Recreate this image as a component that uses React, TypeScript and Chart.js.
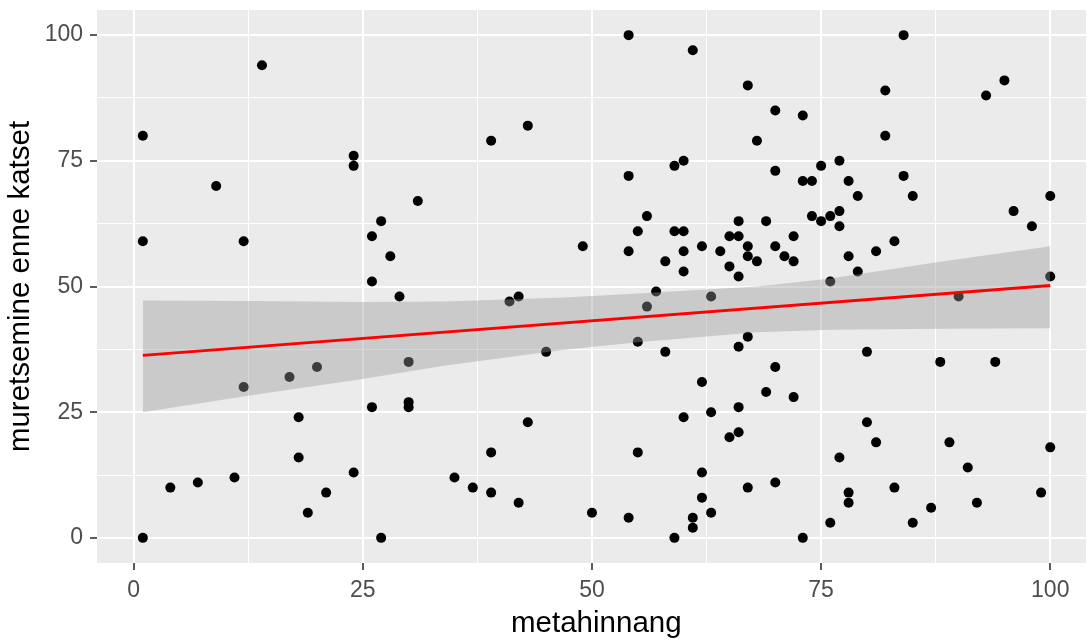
import React, { useEffect, useRef } from 'react';
import { Chart, registerables } from 'chart.js';

Chart.register(...registerables);

// scatter points: metahinnang (x) vs muretsemine enne katset (y)
const pointX = [
  14, 1, 24, 24, 9, 31, 27, 1, 12, 26, 28, 26, 29, 12, 17, 20, 30, 26, 30, 30, 18, 18, 11, 4, 7, 24, 21, 19, 1, 27,
  54, 61, 67, 43, 39, 68, 60, 59, 54, 56, 55, 59, 60, 49, 54, 58, 60, 60, 62, 64, 65, 66, 66, 69, 67, 67, 68, 65, 66, 57,
  63, 41, 42, 56, 45, 55, 58, 67, 66, 62, 69, 60, 63, 66, 65, 66, 43, 39, 55, 35, 37, 39, 42, 50, 54, 62, 62, 63, 61, 61,
  59, 67,
  84, 82, 93, 95, 70, 73, 82, 70, 75, 77, 73, 74, 78, 79, 84, 85, 70, 71, 72, 72, 74, 75, 76, 77, 77, 78, 79, 81, 83, 76,
  96, 98, 100, 100, 90, 70, 72, 80, 88, 94, 80, 81, 89, 91, 100, 77, 70, 78, 78, 83, 87, 92, 99, 76, 85, 73,
];
const pointY = [
  94, 80, 76, 74, 70, 67, 63, 59, 59, 60, 56, 51, 48, 30, 32, 34, 35, 26, 27, 26, 24, 16, 12, 10, 11, 13, 9, 5, 0, 0,
  100, 97, 90, 82, 79, 79, 75, 74, 72, 64, 61, 61, 61, 58, 57, 55, 57, 53, 58, 57, 60, 60, 63, 63, 58, 56, 55, 54, 52, 49,
  48, 47, 48, 46, 37, 39, 37, 40, 38, 31, 29, 24, 25, 26, 20, 21, 23, 17, 17, 12, 10, 9, 7, 5, 4, 13, 8, 5, 4, 2,
  0, 10,
  100, 89, 88, 91, 85, 84, 80, 73, 74, 75, 71, 71, 71, 68, 72, 68, 58, 56, 55, 60, 64, 63, 64, 65, 62, 56, 53, 57, 59, 51,
  65, 62, 68, 52, 48, 34, 28, 37, 35, 35, 23, 19, 19, 14, 18, 16, 11, 9, 7, 10, 6, 7, 9, 3, 3, 0,
];

// linear fit (geom_smooth, method = "lm") and its confidence band
const fitX = [1, 100];
const fitY = [36.3, 50.2];
const bandX = [1, 13, 25, 34, 47, 55, 68, 76, 88, 100];
const bandUpper = [47.2, 47.1, 46.9, 47.0, 47.8, 48.6, 50.0, 51.6, 54.9, 58.0];
const bandLower = [25.0, 28.4, 31.6, 34.3, 37.4, 38.9, 40.9, 41.4, 41.6, 41.7];

const majorTicks = [0, 25, 50, 75, 100];
const minorTicks = [12.5, 37.5, 62.5, 87.5];
const xTitle = 'metahinnang';
const yTitle = 'muretsemine enne katset';

const FONT = '"Liberation Sans", Arial, Helvetica, sans-serif';

export default function App() {
  const ref = useRef<HTMLCanvasElement>(null);

  useEffect(() => {
    document.body.style.margin = '0';
    const canvas = ref.current;
    if (!canvas) return;

    const allTicks = [...majorTicks, ...minorTicks].sort((a, b) => a - b);
    const isMajor = (v: number) => majorTicks.includes(v);

    const panelBg = {
      id: 'panelBg',
      beforeDraw(chart: any) {
        const { ctx, chartArea } = chart;
        if (!chartArea) return;
        ctx.save();
        ctx.fillStyle = '#EBEBEB';
        ctx.fillRect(chartArea.left, chartArea.top, chartArea.right - chartArea.left, chartArea.bottom - chartArea.top);
        ctx.restore();
      },
    };

    // x-axis title: the reference panel runs past the right edge of the picture,
    // so the title is centred on the full (uncropped) panel width
    const xTitlePlugin = {
      id: 'xTitle',
      afterDraw(chart: any) {
        const { ctx, chartArea } = chart;
        const xs = chart.scales.x;
        const fullRight = xs.getPixelForValue(104.95);
        ctx.save();
        ctx.fillStyle = '#000000';
        ctx.font = `29.5px ${FONT}`;
        ctx.textAlign = 'center';
        ctx.textBaseline = 'middle';
        ctx.fillText(xTitle, (chartArea.left + fullRight) / 2, 624);
        ctx.restore();
      },
    };

    const baseScale = (title: string, showTitle: boolean, titlePadding: any, size: { w?: number; h?: number }, min: number, max: number) => ({
      type: 'linear' as const,
      min,
      max,
      afterBuildTicks: (s: any) => {
        s.ticks = allTicks.map((v) => ({ value: v }));
      },
      afterFit: (s: any) => {
        if (size.w !== undefined) s.width = size.w;
        if (size.h !== undefined) s.height = size.h;
        s.paddingLeft = 0;
        s.paddingRight = 0;
        s.paddingTop = 0;
        s.paddingBottom = 0;
      },
      border: { display: false },
      grid: {
        color: '#FFFFFF',
        lineWidth: (c: any) => (c.tick && isMajor(c.tick.value) ? 2 : 1),
        tickColor: (c: any) => (c.tick && isMajor(c.tick.value) ? '#333333' : 'rgba(0,0,0,0)'),
        tickLength: 7,
        tickWidth: 1.6,
        drawTicks: true,
      },
      ticks: {
        autoSkip: false,
        maxRotation: 0,
        minRotation: 0,
        padding: 7,
        color: '#4D4D4D',
        font: { family: FONT, size: 23 },
        callback: (v: any) => (isMajor(Number(v)) ? String(v) : ''),
      },
      title: {
        display: showTitle,
        text: title,
        color: '#000000',
        font: { family: FONT, size: 29.5, lineHeight: 1 },
        padding: titlePadding,
      },
    });

    const chart = new Chart(canvas, {
      type: 'scatter',
      data: {
        datasets: [
          {
            type: 'line',
            data: fitX.map((x, i) => ({ x, y: fitY[i] })),
            borderColor: '#FF0000',
            borderWidth: 3,
            pointRadius: 0,
            fill: false,
            order: 0,
          } as any,
          {
            type: 'line',
            data: bandX.map((x, i) => ({ x, y: bandUpper[i] })),
            borderColor: 'rgba(0,0,0,0)',
            borderWidth: 0,
            pointRadius: 0,
            backgroundColor: 'rgba(153,153,153,0.4)',
            fill: '+1',
            order: 1,
          } as any,
          {
            type: 'line',
            data: bandX.map((x, i) => ({ x, y: bandLower[i] })),
            borderColor: 'rgba(0,0,0,0)',
            borderWidth: 0,
            pointRadius: 0,
            fill: false,
            order: 1,
          } as any,
          {
            type: 'scatter',
            data: pointX.map((x, i) => ({ x, y: pointY[i] })),
            backgroundColor: '#000000',
            borderWidth: 0,
            pointRadius: 5,
            order: 2,
          } as any,
        ],
      },
      options: {
        responsive: false,
        animation: false,
        events: [],
        layout: { padding: { top: 10, right: 0, bottom: 0, left: 0 } },
        plugins: {
          legend: { display: false },
          tooltip: { enabled: false },
        },
        scales: {
          x: baseScale(xTitle, false, { top: 0, bottom: 1.5 }, { h: 77 }, -4, 103.9) as any,
          y: baseScale(yTitle, true, { top: 6, bottom: 0 }, { w: 97 }, -5, 105) as any,
        },
      },
      plugins: [panelBg, xTitlePlugin],
    });

    return () => chart.destroy();
  }, []);

  return <canvas ref={ref} width={1091} height={640} style={{ display: 'block' }} />;
}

........

- **GIVEN TASK**: Give only the count of lines in the data that include the string "React".

- **THE ANSWER**: 2